Circumferential routes in large cities are potentially of greatest value to national defense from the standpoint of the movement of cargo and personnel by highway transportation when located in the outer development adjacent to smaller buildings and serving as many as possible of the transportation terminals and industrial areas.

Radial highways so constructed as to serve efficiently the local civilian economy and with appropriate connections to circumferential highways will, it is believed, serve effectively the national defense.

Senator GORE. What is that that you were reading? Is that the report from the President? That is not the law you are reading.

Mr. CURTiss. No; I was trying to support the statement that I made that it was not essential, in complying with the law setting up the Interstate System, to have a preponderance of interstate traffic on all the routes, particularly in urban areas, because in addition to serving interstate traffic, they are to serve the national defense. [Continues reading :)

3. Location on undeveloped land: To the extent consistent with other require ments, undeveloped land offers the best possible locations for routes entering a city.

4. Circumferential and distributing routes : Routes which avoid the business centers of cities are needed to serve traffic bound to or from points other than the center of the city. Such routes may be so located as to serve both as arteries for through traffic around the city between various approach highways and as distribution routes for the movement of traffic with local origins and destinations to and from the various quarters of the city.

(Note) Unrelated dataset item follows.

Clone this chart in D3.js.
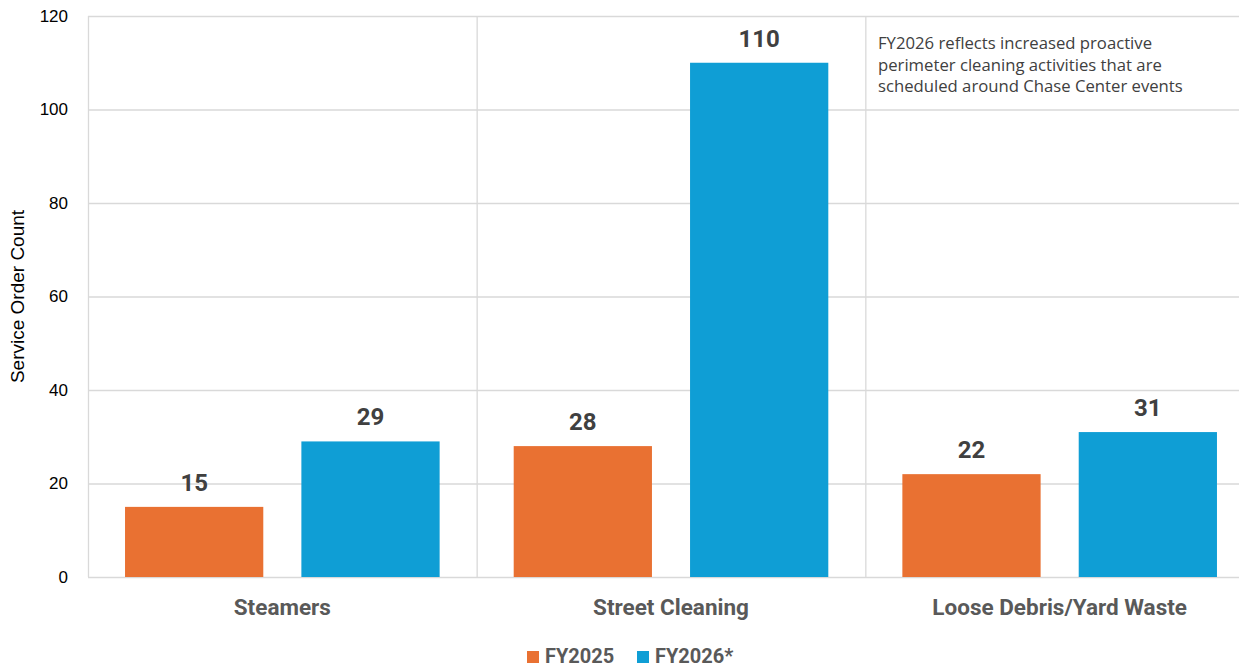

The pattern of such routes depends upon the topography and plan of each particular city. At many of the relatively large cities the need is for routes completely encircling the city. In some of the larger cities a belt route near the central business district may be needed in addition to an outer circumferential route.

Senator Bush. Is there any illustration of that in your mind at the moment: “Belt route near the central business district”?

Mr. Curtiss. Mr. Holmes, can you cite such an example?



Mr. HOLMES. The plans that have been discussed for Washington, D. C., could be just about that, Senator Bush, with a so-called inner loop, which circles the business district, and then under the plans that are expected between the States, with a circumferential route that would avoid the District for through traffic.

I think there are cities in Michigan of that same nature. I believe Detroit, Senator McNamara, has a similar plan for routes that would bypass the built-up part of the city, and also would terminate the routes that lead into a city in a loop that runs around the downtown area rather than going through it.

Senator McNAMARA. Yes; it has a loop effect.

Mr. HOLMEs. It is accepted as at least a desirable plan for most of the cities.

Senator Bush. But you do not have an illustration of one in being right now; do you?

Senator Case. You have something of that type in Chicago, do you not, in your loop?